It was a damp day when I visited Rosebank’s African Craft Market. The sun was shining wetly through the clouds and the smell of decaying leaves rose pungently from the humid gutters as I approached my destination. Established in 2001, the market is glued to the flank of Rosebank Mall and is imbued with a suitably ethnic feel. I was struck by the earthy smell of the place. Not an offensive scent by any means, yet strangely appropriate in a place crammed with all things African.
The market is spread out over two levels. The bottom level is, if you’ll pardon the pun, much more down to earth, whereas the top level is somewhat more commercialized and quieter. At any rate you won’t be invited to participate in any impromptu drumming lessons as I was downstairs.
The stalls offer a veritable plethora of objects for sale: ubiquitous painted ostrich eggs, ivory utensils, beaded brick-a-brac, baskets, jewellery, soapstone chess sets, shields, pencil holders, ashtrays, miniature drums, Ndebele dolls, rare Lesotho mohair , wooden giraffes, tribal masks, bronzes, whimsical statuettes, t-shirts, caps, belts, hats, shoes, wildlife effigies of every kind…the list goes on. Suffice to say if you want a specific African curio, chances are you’ll find it here.
I was amused when one of the stalls hiccupped a particularly enthusiastic stall owner named Sammy, who was adamant about how completely unique his carved ebony candlestick holders were. Strangely enough I was struck by their ‘uniqueness’ again just two stalls later.
The upshot is that although there is the inevitable product parity and kitsch memorabilia (you won’t have to go far to find a Mandela embossed something or other) there are also plenty of products which are truly unique.
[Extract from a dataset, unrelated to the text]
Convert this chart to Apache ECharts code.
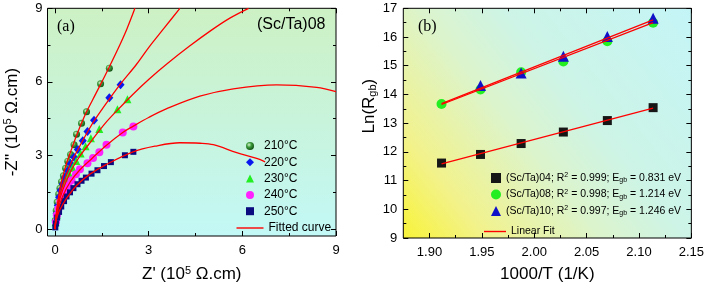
<!DOCTYPE html>
<html><head><meta charset="utf-8">
<script src="https://cdn.jsdelivr.net/npm/echarts@6/dist/echarts.min.js"></script>
<style>html,body{margin:0;padding:0;background:#fff}#c{width:707px;height:288px}</style>
</head><body><div id="c"></div>
<script>
// ---------- Panel (a): impedance spectra of (Sc/Ta)08 ----------
const tempLabels = ['210°C', '220°C', '230°C', '240°C', '250°C'];
const x210 = [0.01,0.04,0.07,0.12,0.16,0.21,0.27,0.34,0.41,0.50,0.61,0.69,0.85,1.01,1.46,1.74];
const y210 = [0.36,0.76,1.10,1.43,1.67,1.93,2.17,2.48,2.77,3.04,3.44,3.87,4.31,4.78,5.92,6.56];
const x220 = [0.02,0.05,0.09,0.13,0.18,0.25,0.32,0.41,0.50,0.61,0.73,0.89,1.04,1.25,1.74,2.10];
const y220 = [0.29,0.63,0.96,1.30,1.57,1.84,2.10,2.37,2.66,2.93,3.24,3.60,3.98,4.44,5.35,5.88];
const x230 = [0.02,0.05,0.10,0.15,0.22,0.29,0.37,0.46,0.56,0.68,0.82,0.98,1.15,1.42,2.00,2.32];
const y230 = [0.28,0.58,0.90,1.18,1.46,1.72,1.98,2.24,2.50,2.78,3.08,3.38,3.70,4.08,4.89,5.29];
const x240 = [0.03,0.06,0.11,0.17,0.25,0.32,0.43,0.53,0.67,0.80,1.04,1.22,1.42,1.65,2.17,2.51];
const y240 = [0.29,0.56,0.83,1.10,1.34,1.57,1.79,1.99,2.24,2.44,2.68,2.90,3.13,3.44,3.94,4.18];
const x250 = [0.01,0.03,0.07,0.13,0.20,0.29,0.37,0.48,0.59,0.72,0.85,0.99,1.17,1.36,1.57,1.79,2.24,2.51];
const y250 = [0.07,0.23,0.47,0.70,0.92,1.14,1.33,1.50,1.67,1.83,1.97,2.10,2.26,2.40,2.57,2.73,3.01,3.15];

// fitted curves [Z', -Z'']
const fit210 = [[0,0],[0.03,0.5],[0.1,1.2],[0.2,1.9],[0.35,2.6],[0.5,3.15],[0.7,3.85],[1.0,4.75],[1.3,5.5],[1.6,6.25],[2.0,7.3],[2.3,8.15],[2.56,9.0]];
const fit220 = [[0,0],[0.03,0.45],[0.1,1.05],[0.25,1.8],[0.5,2.65],[0.8,3.4],[1.05,3.98],[1.3,4.5],[1.74,5.3],[2.1,5.92],[2.6,6.7],[3.0,7.4],[3.5,8.2],[4.0,9.0]];
const fit230 = [[0,0],[0.03,0.4],[0.1,0.95],[0.25,1.6],[0.5,2.35],[0.8,2.98],[1.2,3.65],[1.6,4.3],[2.0,4.85],[2.5,5.5],[3.0,6.1],[3.6,6.75],[4.3,7.45],[5.0,8.1],[5.6,8.6],[6.2,9.0]];
const fit240 = [[0,0],[0.03,0.35],[0.1,0.8],[0.25,1.35],[0.5,1.95],[0.8,2.42],[1.2,2.9],[1.65,3.42],[2.17,3.94],[2.51,4.2],[3.0,4.55],[3.58,4.91],[4.64,5.42],[5.71,5.72],[7.1,5.88],[8.38,5.78],[9.0,5.6]];
const fit250 = [[0,0],[0.03,0.3],[0.08,0.55],[0.16,0.8],[0.37,1.25],[0.69,1.78],[1.12,2.24],[1.65,2.64],[2.5,3.15],[3.2,3.38],[4.0,3.52],[4.65,3.5],[5.07,3.44],[5.82,3.12],[6.46,2.88],[6.73,2.74]];

const aTicksMajor = [0, 3, 6, 9];
const aTicksMinor = [1.5, 4.5, 7.5];

// ---------- Panel (b): Arrhenius plot ----------
const invT = [1.9115, 1.9487, 1.9875, 2.0278, 2.0698, 2.1135];
const sampleNames = ['(Sc/Ta)04', '(Sc/Ta)08', '(Sc/Ta)10'];
const r2Values = ['0.999', '0.998', '0.997'];
const egbValues = ['0.831', '1.214', '1.246'];
const ln04 = [11.61, 11.91, 12.29, 12.69, 13.09, 13.54];
const ln08 = [13.67, 14.17, 14.77, 15.15, 15.85, 16.50];
const ln10 = [null, 14.31, 14.75, 15.33, 16.02, 16.65];
const fitInvT = [1.9115, 2.1135];
const fitLn04 = [11.58, 13.52];
const fitLn08 = [13.65, 16.50];
const fitLn10 = [13.68, 16.60];

const bXMajor = [1.90, 1.95, 2.00, 2.05, 2.10, 2.15];
const bXMinor = [1.925, 1.975, 2.025, 2.075, 2.125];
const bYMajor = [9, 10, 11, 12, 13, 14, 15, 16, 17];
const bYMinor = [9.5, 10.5, 11.5, 12.5, 13.5, 14.5, 15.5, 16.5];

// ---------- helpers ----------
const FONT = 'Liberation Sans, Arial, sans-serif';
const pair = (xs, ys) => xs.map((x, i) => [x, ys[i]]);

function makeAxes(dim, grid, min, max, majors, minors, fmt, nameCfg, margin) {
  const base = {type: 'value', gridIndex: grid, min: min, max: max, splitLine: {show: false},
    axisLine: {show: false, onZero: false}};
  const posMain = dim === 'x' ? 'bottom' : 'left';
  const posOpp = dim === 'x' ? 'top' : 'right';
  const tick = (vals, len) => ({show: true, inside: true, length: len, customValues: vals,
    lineStyle: {color: '#000', width: 1}});
  return [
    Object.assign({}, base, nameCfg, {position: posMain, axisTick: tick(majors, 5),
      axisLabel: {show: true, customValues: majors, formatter: fmt, color: '#000',
        fontSize: 13, fontFamily: FONT, margin: margin}}),
    Object.assign({}, base, {position: posMain, axisTick: tick(minors, 3), axisLabel: {show: false}}),
    Object.assign({}, base, {position: posOpp, axisTick: tick(majors, 5), axisLabel: {show: false}}),
    Object.assign({}, base, {position: posOpp, axisTick: tick(minors, 3), axisLabel: {show: false}})
  ];
}

const nameStyle = (extra) => Object.assign({color: '#000', fontSize: 17, fontFamily: FONT, rich: {
  sup: {fontSize: 11, fontFamily: FONT, color: '#000', padding: [0, 0, 8, 0]},
  sub: {fontSize: 11, fontFamily: FONT, color: '#000', padding: [8, 0, 0, 0]}
}}, extra || {});

const xAxes = [].concat(
  makeAxes('x', 0, -0.24, 9, aTicksMajor, aTicksMinor, v => String(v),
    {name: "Z' (10{sup|5} Ω.cm)", nameLocation: 'middle', nameGap: 29, nameTextStyle: nameStyle()}, 8),
  makeAxes('x', 1, 1.875, 2.15, bXMajor, bXMinor, v => v.toFixed(2),
    {name: '1000/T (1/K)', nameLocation: 'middle', nameGap: 28, nameTextStyle: nameStyle()}, 8)
);
const yAxes = [].concat(
  makeAxes('y', 0, -0.281, 9, aTicksMajor, aTicksMinor, v => String(v),
    {name: "-Z'' (10{sup|5} Ω.cm)", nameLocation: 'middle', nameGap: 26, nameTextStyle: nameStyle()}, 5),
  makeAxes('y', 1, 9, 17, bYMajor, bYMinor, v => String(v),
    {name: 'Ln(R{sub|gb})', nameLocation: 'middle', nameGap: 23, nameTextStyle: nameStyle({padding: [0, 0, 0, 34]})}, 6)
);

const redLine = {color: '#ff0000', width: 1.3};
const fitSeriesA = [fit210, fit220, fit230, fit240, fit250].map(d => ({
  type: 'line', name: 'Fitted curve', xAxisIndex: 0, yAxisIndex: 0, data: d, symbol: 'none',
  smooth: 0.35, lineStyle: redLine, itemStyle: {color: '#ff0000'}, z: 4, clip: true
}));

const sphere = {type: 'radial', x: 0.38, y: 0.35, r: 0.65, colorStops: [
  {offset: 0, color: '#d8f5d0'}, {offset: 0.45, color: '#3c9c3c'}, {offset: 1, color: '#145414'}]};

const aStyles = [
  {sym: 'circle', size: 7, color: sphere},
  {sym: 'diamond', size: [8, 9], color: '#0a18f0'},
  {sym: 'triangle', size: 8, color: '#22ee22'},
  {sym: 'circle', size: 8, color: '#ff22ff'},
  {sym: 'rect', size: 6, color: '#0c0c80'}
];
const aData = [pair(x210, y210), pair(x220, y220), pair(x230, y230), pair(x240, y240), pair(x250, y250)];
const scatterA = aStyles.map((s, i) => ({
  type: 'scatter', name: tempLabels[i], xAxisIndex: 0, yAxisIndex: 0, data: aData[i],
  symbol: s.sym, symbolSize: s.size, itemStyle: {color: s.color, opacity: 1}, z: 3
}));

const lnSets = [ln04, ln08, ln10];
const fitSets = [fitLn04, fitLn08, fitLn10];
const bStyles = [
  {sym: 'rect', size: 9, color: '#161616'},
  {sym: 'circle', size: 10, color: '#22ee22'},
  {sym: 'triangle', size: 11, color: '#1010c8'}
];
const scatterB = sampleNames.map((n, i) => ({
  type: 'scatter', name: n, xAxisIndex: 4, yAxisIndex: 4,
  data: invT.map((x, j) => lnSets[i][j] == null ? null : [x, lnSets[i][j]]).filter(p => p),
  symbol: bStyles[i].sym, symbolSize: bStyles[i].size,
  itemStyle: {color: bStyles[i].color, opacity: 1}, z: 3
}));
const fitSeriesB = fitSets.map(f => ({
  type: 'line', name: 'Linear Fit', xAxisIndex: 4, yAxisIndex: 4, data: pair(fitInvT, f),
  symbol: 'none', lineStyle: redLine, itemStyle: {color: '#ff0000'}, z: 4
}));

const bgA = {type: 'linear', x: 0, y: 0, x2: 0, y2: 1, colorStops: [
  {offset: 0, color: '#cdf1c4'}, {offset: 0.5, color: '#c8f4dc'}, {offset: 1, color: '#c2f8f6'}]};
const bgB = {type: 'linear', x: 0, y: 1, x2: 1, y2: 0, colorStops: [
  {offset: 0, color: '#f8f338'}, {offset: 0.18, color: '#f2f28c'}, {offset: 0.42, color: '#dcf4cc'},
  {offset: 0.6, color: '#cdf4e6'}, {offset: 1, color: '#c4f5f7'}]};

const legendBText = {fontFamily: FONT, fontSize: 10.5, color: '#000', lineHeight: 12, rich: {
  sup: {fontSize: 7, fontFamily: FONT, color: '#000', padding: [0, 0, 5, 0]},
  sub: {fontSize: 7, fontFamily: FONT, color: '#000', padding: [5, 0, 0, 0]}
}};
const lineIcon = 'path://M0,0L27,0L27,1.4L0,1.4Z';

const chart = echarts.init(document.getElementById('c'), null, {renderer: 'canvas'});
chart.setOption({
  animation: false,
  backgroundColor: '#ffffff',
  title: [
    {text: '(a)', left: 57, top: 19, padding: 0, textStyle: {fontFamily: 'Liberation Serif, Times New Roman, serif', fontSize: 16, fontWeight: 'normal', color: '#000'}},
    {text: '(Sc/Ta)08', left: 257, top: 17, padding: 0, textStyle: {fontFamily: FONT, fontSize: 16, fontWeight: 'normal', color: '#000'}},
    {text: '(b)', left: 418, top: 19, padding: 0, textStyle: {fontFamily: 'Liberation Serif, Times New Roman, serif', fontSize: 16, fontWeight: 'normal', color: '#000'}}
  ],
  grid: [
    {left: 47.5, top: 8.3, width: 288.5, height: 231, show: true, borderColor: '#000', borderWidth: 1, backgroundColor: bgA, containLabel: false},
    {left: 403.3, top: 8.3, width: 288.5, height: 231, show: true, borderColor: '#000', borderWidth: 1, backgroundColor: bgB, containLabel: false}
  ],
  xAxis: xAxes,
  yAxis: yAxes,
  legend: [
    {data: tempLabels, orient: 'vertical', left: 246, top: 140, padding: 0,
     itemWidth: 8, itemHeight: 8, itemGap: 4.3, selectedMode: false,
     textStyle: {fontFamily: FONT, fontSize: 12, color: '#000', padding: [0, 0, 0, 5]}},
    {data: [{name: 'Fitted curve', icon: lineIcon, itemStyle: {color: '#ff0000'}}], orient: 'vertical',
     left: 236.5, top: 222, padding: 0, itemWidth: 27, itemHeight: 1.4, selectedMode: false,
     textStyle: {fontFamily: FONT, fontSize: 12, color: '#000'}},
    {data: sampleNames, orient: 'vertical', left: 491, top: 172, padding: 0,
     itemWidth: 10, itemHeight: 10, itemGap: 4.5, selectedMode: false,
     formatter: function (name) {
       const i = sampleNames.indexOf(name);
       return name + '; R{sup|2} = ' + r2Values[i] + '; E{sub|gb} = ' + egbValues[i] + ' eV';
     },
     textStyle: legendBText},
    {data: [{name: 'Linear Fit', icon: 'path://M0,0L22,0L22,1.4L0,1.4Z', itemStyle: {color: '#ff0000'}}], orient: 'vertical',
     left: 484, top: 226, padding: 0, itemWidth: 22, itemHeight: 1.4, selectedMode: false,
     textStyle: {fontFamily: FONT, fontSize: 10.5, color: '#000'}}
  ],
  series: [].concat(scatterA, fitSeriesA, scatterB, fitSeriesB)
});
</script>
</body></html>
For example, where else could you find an intricately carved door all the way from the Ivory Coast?
Practically everyone at the market is entrepreneurial to some extent. Many of those whom I spoke to were self-taught, produced the crafts themselves, or sourced them independently from as far afield as Egypt and the Congo. Numerous individuals busied themselves creating pieces as I browsed. The inventiveness and resourcefulness behind the crafts was also apparent. All manner of materials have been used to create products which are either decorative or functional or both.
Generally speaking, the products sold at the market are of a very good quality and are reasonably priced. It is advisable, however, to shop around and compare as some prices have been escalated to cater to the foreign tourist market. The majority of the vendors are friendly and willing to haggle and it’s well worth it as there are good bargains to be had.
Should you find yourself peckish while browsing the stalls, you won’t have to go far for a good meal as there are a number of eateries in the immediate area. If you feel like a seriously monster shop, rather wait until Sunday to visit as this is when the adjacent B&B Rooftop Market also sets up shop. Over 600 stalls convene on the day to sell quality clothing, ceramics, arts and crafts, furniture and jewellery as well as an array of culinary delights. Voted as Joburg's premier market for many years running, the Rooftop Market is a paradise for shoppers of all creeds.